## Problem to work on
Leave out the pictures; transcribe all else exactly.

## Data
>> start
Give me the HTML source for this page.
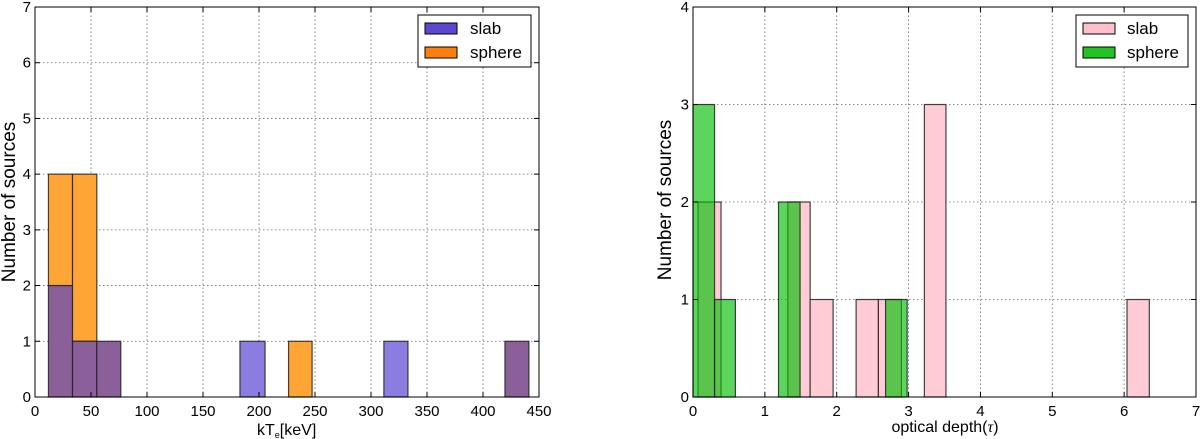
<!DOCTYPE html>
<html><head><meta charset="utf-8"><style>
html,body{margin:0;padding:0;background:#fff;width:1200px;height:439px;overflow:hidden}
svg{font-family:"Liberation Sans",sans-serif}
</style></head><body>
<svg id="s" width="1200" height="439" viewBox="0 0 1200 439"></svg>
<script>
// Left chart data
const leftEdgesL = [12, 33.5, 55.2, 183, 311.5, 419.6];
const leftEdgesR = [33.5, 55.2, 76.6, 205.4, 333, 441];
const leftSlab   = [2, 1, 1, 1, 1, 1];
const leftSphereL = [12, 33.5, 55.2, 226.4, 419.6];
const leftSphereR = [33.5, 55.2, 76.6, 247.4, 441];
const leftSphere  = [4, 4, 1, 1, 1];
const leftXTicks = [0,50,100,150,200,250,300,350,400,450];
const leftYTicks = [0,1,2,3,4,5,6,7];
// Right chart data
const rightPinkL = [0.07, 1.32, 1.63, 2.27, 2.58, 3.22, 6.04];
const rightPinkR = [0.39, 1.63, 1.95, 2.58, 2.9, 3.52, 6.35];
const rightPink  = [2, 2, 1, 1, 1, 3, 1];
const rightGreenL = [0.0, 0.30, 1.19, 2.68];
const rightGreenR = [0.30, 0.59, 1.49, 2.98];
const rightGreen  = [3, 1, 2, 1];
const rightXTicks = [0,1,2,3,4,5,6,7];
const rightYTicks = [0,1,2,3,4];

const NS="http://www.w3.org/2000/svg";
const svg=document.getElementById('s');
function mk(tag,attrs,parent){const e=document.createElementNS(NS,tag);for(const k in attrs)e.setAttribute(k,attrs[k]);(parent||svg).appendChild(e);return e;}

function axes(x0,x1,y0,y1,xmax,ymax,xt,yt,prefix){
  const sx=v=>x0+(v/xmax)*(x1-x0), sy=v=>y0-(v/ymax)*(y0-y1);
  const g=mk('g',{});
  
  
  xt.forEach(t=>{if(t>0&&t<xmax){mk('line',{x1:sx(t),x2:sx(t),y1:y0,y2:y1,stroke:'#666','stroke-width':0.8,'stroke-dasharray':'1.5,2.5'},g);}});
  yt.forEach(t=>{if(t>0&&t<ymax){mk('line',{x1:x0,x2:x1,y1:sy(t),y2:sy(t),stroke:'#666','stroke-width':0.8,'stroke-dasharray':'1.5,2.5'},g);}});
  return {sx,sy};
}
function frame(x0,x1,y0,y1,xmax,ymax,xt,yt,prefix,sx,sy){
  const f=mk('rect',{x:x0,y:y1,width:x1-x0,height:y0-y1,fill:'none',stroke:'#000','stroke-width':1});
  
  
  xt.forEach(t=>{
    mk('line',{x1:sx(t),x2:sx(t),y1:y0,y2:y0-5,stroke:'#000'});
    mk('line',{x1:sx(t),x2:sx(t),y1:y1,y2:y1+5,stroke:'#000'});
    const tx=mk('text',{x:sx(t),y:y0+19,'font-size':15,'text-anchor':'middle'});tx.textContent=t;
    
    
  });
  yt.forEach(t=>{
    mk('line',{x1:x0,x2:x0+5,y1:sy(t),y2:sy(t),stroke:'#000'});
    mk('line',{x1:x1,x2:x1-5,y1:sy(t),y2:sy(t),stroke:'#000'});
    const tx=mk('text',{x:x0-4,y:sy(t)+5,'font-size':15,'text-anchor':'end'});tx.textContent=t;
    
    
  });
}
function bar(sx,sy,l,r,h,fill,name,b){
  const e=mk('rect',{x:sx(l),y:sy(h),width:sx(r)-sx(l),height:sy(b||0)-sy(h),fill:fill,stroke:'#222','stroke-width':1.2,'stroke-opacity':0.85});
  
  
  return e;
}

// LEFT
{
 const x0=35,x1=539,y0=397,y1=7;
 const {sx,sy}=axes(x0,x1,y0,y1,450,7,leftXTicks,leftYTicks,'left');
 const PUR='#8a5f9a',ORA='#ffa535',BLU='#8a7ddf';
 const bins={};
 leftEdgesL.forEach((l,i)=>{bins[l]=bins[l]||{l:l,r:leftEdgesR[i],a:0,b:0};bins[l].a=leftSlab[i];});
 leftSphereL.forEach((l,i)=>{bins[l]=bins[l]||{l:l,r:leftSphereR[i],a:0,b:0};bins[l].b=leftSphere[i];});
 Object.values(bins).forEach(o=>{
   const m=Math.min(o.a,o.b);
   if(o.a>m) bar(sx,sy,o.l,o.r,o.a,BLU,'slab-bar',m);
   if(o.b>m) bar(sx,sy,o.l,o.r,o.b,ORA,'sphere-bar',m);
   if(m>0) bar(sx,sy,o.l,o.r,m,PUR,'overlap-bar',0);
 });
 frame(x0,x1,y0,y1,450,7,leftXTicks,leftYTicks,'left',sx,sy);
 const xl=mk('text',{x:257,y:435,'font-size':16});
 xl.innerHTML='kT<tspan font-size="9" dy="3">e</tspan><tspan dy="-3">[keV]</tspan>';
 
 const yl=mk('text',{x:0,y:0,'font-size':19,'text-anchor':'middle',transform:'translate(15,202) rotate(-90)'});
 yl.textContent='Number of sources';
 
 const lg=mk('g',{});
 mk('rect',{x:418,y:15,width:113,height:52,fill:'#fff',stroke:'#000'},lg);
 mk('rect',{x:425,y:23,width:32,height:11,fill:'#5b47d0',stroke:'#000'},lg);
 mk('rect',{x:425,y:47,width:32,height:11,fill:'#ff7f0e',stroke:'#000'},lg);
 const t1=mk('text',{x:470,y:34,'font-size':17},lg);t1.textContent='slab';
 const t2=mk('text',{x:470,y:58,'font-size':17},lg);t2.textContent='sphere';
}
// RIGHT
{
 const x0=693,x1=1196,y0=397,y1=7;
 const {sx,sy}=axes(x0,x1,y0,y1,7,4,rightXTicks,rightYTicks,'right');
 rightPinkL.forEach((l,i)=>bar(sx,sy,l,rightPinkR[i],rightPink[i],'#ffccd6','slab-bar'));
 rightGreenL.forEach((l,i)=>bar(sx,sy,l,rightGreenR[i],rightGreen[i],'rgba(0,190,0,0.64)','sphere-bar'));
 frame(x0,x1,y0,y1,7,4,rightXTicks,rightYTicks,'right',sx,sy);
 const xl=mk('text',{x:945,y:432,'font-size':16,'text-anchor':'middle'});
 xl.innerHTML='optical depth(<tspan font-style="italic" font-family="Liberation Serif">τ</tspan>)';
 
 const yl=mk('text',{x:0,y:0,'font-size':19,'text-anchor':'middle',transform:'translate(671,200) rotate(-90)'});
 yl.textContent='Number of sources';
 
 const lg=mk('g',{});
 mk('rect',{x:1076,y:15,width:112,height:52,fill:'#fff',stroke:'#000'},lg);
 mk('rect',{x:1083,y:23,width:32,height:11,fill:'#ffc0cb',stroke:'#000'},lg);
 mk('rect',{x:1083,y:47,width:32,height:11,fill:'#22c322',stroke:'#000'},lg);
 const t1=mk('text',{x:1127,y:34,'font-size':17},lg);t1.textContent='slab';
 const t2=mk('text',{x:1127,y:58,'font-size':17},lg);t2.textContent='sphere';
}
</script>
</body></html>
>> end
## Solution for this exercise
Give me the HTML source for this page.
<!DOCTYPE html>
<html><head><meta charset="utf-8"><style>
html,body{margin:0;padding:0;background:#fff;width:1200px;height:439px;overflow:hidden}
svg{font-family:"Liberation Sans",sans-serif}
</style></head><body>
<svg id="s" width="1200" height="439" viewBox="0 0 1200 439"></svg>
<script>
// Left chart data
const leftEdgesL = [12, 33.5, 55.2, 183, 311.5, 419.6];
const leftEdgesR = [33.5, 55.2, 76.6, 205.4, 333, 441];
const leftSlab   = [2, 1, 1, 1, 1, 1];
const leftSphereL = [12, 33.5, 55.2, 226.4, 419.6];
const leftSphereR = [33.5, 55.2, 76.6, 247.4, 441];
const leftSphere  = [4, 4, 1, 1, 1];
const leftXTicks = [0,50,100,150,200,250,300,350,400,450];
const leftYTicks = [0,1,2,3,4,5,6,7];
// Right chart data
const rightPinkL = [0.07, 1.32, 1.63, 2.27, 2.58, 3.22, 6.04];
const rightPinkR = [0.39, 1.63, 1.95, 2.58, 2.9, 3.52, 6.35];
const rightPink  = [2, 2, 1, 1, 1, 3, 1];
const rightGreenL = [0.0, 0.30, 1.19, 2.68];
const rightGreenR = [0.30, 0.59, 1.49, 2.98];
const rightGreen  = [3, 1, 2, 1];
const rightXTicks = [0,1,2,3,4,5,6,7];
const rightYTicks = [0,1,2,3,4];

const NS="http://www.w3.org/2000/svg";
const svg=document.getElementById('s');
function mk(tag,attrs,parent){const e=document.createElementNS(NS,tag);for(const k in attrs)e.setAttribute(k,attrs[k]);(parent||svg).appendChild(e);return e;}

function axes(x0,x1,y0,y1,xmax,ymax,xt,yt,prefix){
  const sx=v=>x0+(v/xmax)*(x1-x0), sy=v=>y0-(v/ymax)*(y0-y1);
  const g=mk('g',{});
  
  
  xt.forEach(t=>{if(t>0&&t<xmax){mk('line',{x1:sx(t),x2:sx(t),y1:y0,y2:y1,stroke:'#666','stroke-width':0.8,'stroke-dasharray':'1.5,2.5'},g);}});
  yt.forEach(t=>{if(t>0&&t<ymax){mk('line',{x1:x0,x2:x1,y1:sy(t),y2:sy(t),stroke:'#666','stroke-width':0.8,'stroke-dasharray':'1.5,2.5'},g);}});
  return {sx,sy};
}
function frame(x0,x1,y0,y1,xmax,ymax,xt,yt,prefix,sx,sy){
  const f=mk('rect',{x:x0,y:y1,width:x1-x0,height:y0-y1,fill:'none',stroke:'#000','stroke-width':1});
  
  
  xt.forEach(t=>{
    mk('line',{x1:sx(t),x2:sx(t),y1:y0,y2:y0-5,stroke:'#000'});
    mk('line',{x1:sx(t),x2:sx(t),y1:y1,y2:y1+5,stroke:'#000'});
    const tx=mk('text',{x:sx(t),y:y0+19,'font-size':15,'text-anchor':'middle'});tx.textContent=t;
    
    
  });
  yt.forEach(t=>{
    mk('line',{x1:x0,x2:x0+5,y1:sy(t),y2:sy(t),stroke:'#000'});
    mk('line',{x1:x1,x2:x1-5,y1:sy(t),y2:sy(t),stroke:'#000'});
    const tx=mk('text',{x:x0-4,y:sy(t)+5,'font-size':15,'text-anchor':'end'});tx.textContent=t;
    
    
  });
}
function bar(sx,sy,l,r,h,fill,name,b){
  const e=mk('rect',{x:sx(l),y:sy(h),width:sx(r)-sx(l),height:sy(b||0)-sy(h),fill:fill,stroke:'#222','stroke-width':1.2,'stroke-opacity':0.85});
  
  
  return e;
}

// LEFT
{
 const x0=35,x1=539,y0=397,y1=7;
 const {sx,sy}=axes(x0,x1,y0,y1,450,7,leftXTicks,leftYTicks,'left');
 const PUR='#8a5f9a',ORA='#ffa535',BLU='#8a7ddf';
 const bins={};
 leftEdgesL.forEach((l,i)=>{bins[l]=bins[l]||{l:l,r:leftEdgesR[i],a:0,b:0};bins[l].a=leftSlab[i];});
 leftSphereL.forEach((l,i)=>{bins[l]=bins[l]||{l:l,r:leftSphereR[i],a:0,b:0};bins[l].b=leftSphere[i];});
 Object.values(bins).forEach(o=>{
   const m=Math.min(o.a,o.b);
   if(o.a>m) bar(sx,sy,o.l,o.r,o.a,BLU,'slab-bar',m);
   if(o.b>m) bar(sx,sy,o.l,o.r,o.b,ORA,'sphere-bar',m);
   if(m>0) bar(sx,sy,o.l,o.r,m,PUR,'overlap-bar',0);
 });
 frame(x0,x1,y0,y1,450,7,leftXTicks,leftYTicks,'left',sx,sy);
 const xl=mk('text',{x:257,y:435,'font-size':16});
 xl.innerHTML='kT<tspan font-size="9" dy="3">e</tspan><tspan dy="-3">[keV]</tspan>';
 
 const yl=mk('text',{x:0,y:0,'font-size':19,'text-anchor':'middle',transform:'translate(15,202) rotate(-90)'});
 yl.textContent='Number of sources';
 
 const lg=mk('g',{});
 mk('rect',{x:418,y:15,width:113,height:52,fill:'#fff',stroke:'#000'},lg);
 mk('rect',{x:425,y:23,width:32,height:11,fill:'#5b47d0',stroke:'#000'},lg);
 mk('rect',{x:425,y:47,width:32,height:11,fill:'#ff7f0e',stroke:'#000'},lg);
 const t1=mk('text',{x:470,y:34,'font-size':17},lg);t1.textContent='slab';
 const t2=mk('text',{x:470,y:58,'font-size':17},lg);t2.textContent='sphere';
}
// RIGHT
{
 const x0=693,x1=1196,y0=397,y1=7;
 const {sx,sy}=axes(x0,x1,y0,y1,7,4,rightXTicks,rightYTicks,'right');
 rightPinkL.forEach((l,i)=>bar(sx,sy,l,rightPinkR[i],rightPink[i],'#ffccd6','slab-bar'));
 rightGreenL.forEach((l,i)=>bar(sx,sy,l,rightGreenR[i],rightGreen[i],'rgba(0,190,0,0.64)','sphere-bar'));
 frame(x0,x1,y0,y1,7,4,rightXTicks,rightYTicks,'right',sx,sy);
 const xl=mk('text',{x:945,y:432,'font-size':16,'text-anchor':'middle'});
 xl.innerHTML='optical depth(<tspan font-style="italic" font-family="Liberation Serif">τ</tspan>)';
 
 const yl=mk('text',{x:0,y:0,'font-size':19,'text-anchor':'middle',transform:'translate(671,200) rotate(-90)'});
 yl.textContent='Number of sources';
 
 const lg=mk('g',{});
 mk('rect',{x:1076,y:15,width:112,height:52,fill:'#fff',stroke:'#000'},lg);
 mk('rect',{x:1083,y:23,width:32,height:11,fill:'#ffc0cb',stroke:'#000'},lg);
 mk('rect',{x:1083,y:47,width:32,height:11,fill:'#22c322',stroke:'#000'},lg);
 const t1=mk('text',{x:1127,y:34,'font-size':17},lg);t1.textContent='slab';
 const t2=mk('text',{x:1127,y:58,'font-size':17},lg);t2.textContent='sphere';
}
</script>
</body></html>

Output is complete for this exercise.